This weekend's NHRA Nationals in Norwalk, Ohio, is going to be one of the bigger races in my career. Not because it is the first race of the Countdown, because it's not, or even the last race of the year, which it isn't. This race is going to be so different for me not having Ed “Ace” McCulloch as my crew chief. Instead, it will be the first race in which John Medlen will be the one pointing at me into the windshield before I make a run.

After the race last weekend in Bristol, Tenn., where we lost in the first round, team owner Don Schumacher made a decision to move Medlen from my teammate Matt Hagan's DieHard team to take over as crew chief on the NAPA Auto Parts Dodge Funny Car team. Ace is going to stay at DSR as a consultant among the three Funny Car teams, and that's a good thing for all of us.

Norwalk is going to be an emotional race, but you have to put all that aside and focus on what's going on right now in our 2010 season. We've obviously slipped a little bit in the points and fell to seventh, and there are only five races left before the Countdown to 1 playoffs start and that's when reality starts to hit. We saw the drama last year that unfolded in the last race of the regular season when there was only one spot left in the top 10 and there were several drivers trying to get into it.

Our NAPA team is way too good of a team to be focused on that part of it. We have great people, and when you go through a change like we are starting in Norwalk, it's tough. At times it feels a little personal, but you have to ignore that and think about the business side of it.

The first thing that I think of is my NAPA crew guys. As a core team they have essentially been with me since 2005 when I came on with DSR, with the Brut car. They've been the same guys who have fought as a team to win a championship and the same guys who have had several chances offered them to go to other teams – and they chose to stick together as a team.

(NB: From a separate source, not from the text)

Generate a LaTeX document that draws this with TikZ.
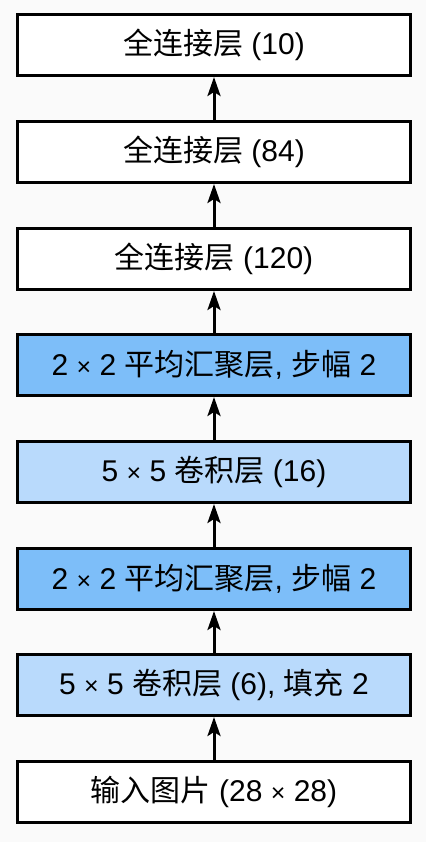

This is when you really learn a lot about your crew, when you struggle like we have the last few races. There was never a doubt in anybody's mind about the crew's ability to do a great job. When you're going to three or four races in a row, you spend more time with the crew guys than you do with your family, and so you learn to fight the fight together for one common goal. And, to be honest with you, it's going to be fun to work our way back to the top.

We know that if we get into the Countdown we are as good as any other team out there, and as capable, if not more, as any competitor out there. It all comes down to confidence. With the Countdown being six races, you obviously have to peak at the right time. But, when you're in the middle of the summer months of racing, like we are going into Norwalk this weekend, there's nothing better than having the confidence in your crew when the track conditions can be so tricky.

Drivers who have won championships in the past have talked about how they dug down deep, and you can talk that talk all you want. But what matters is the confidence you have as a driver. When you have confidence that your car is going to go down the track and it's going to be a tough car to beat, you feel like you can pretty much beat anybody in the cockpit. And that's what we're striving for. We're striving to have that confidence throughout the whole team.

One great thing is that DSR has such a great support system that having Ed McCulloch stay on board and work with all the Funny Car teams as well as for the NAPA team, will only make everybody better.

I was very close to Eric Medlen, who lost his life in a testing accident in 2007 in Gainesville, Fla., and I've gotten to know his dad John pretty well, even more so when he came aboard at DSR. It's going to be an emotional thing after all those years watching John point his finger at his son Eric before he made a run and now having the same guy point at me before I make a run. It's going to be very special.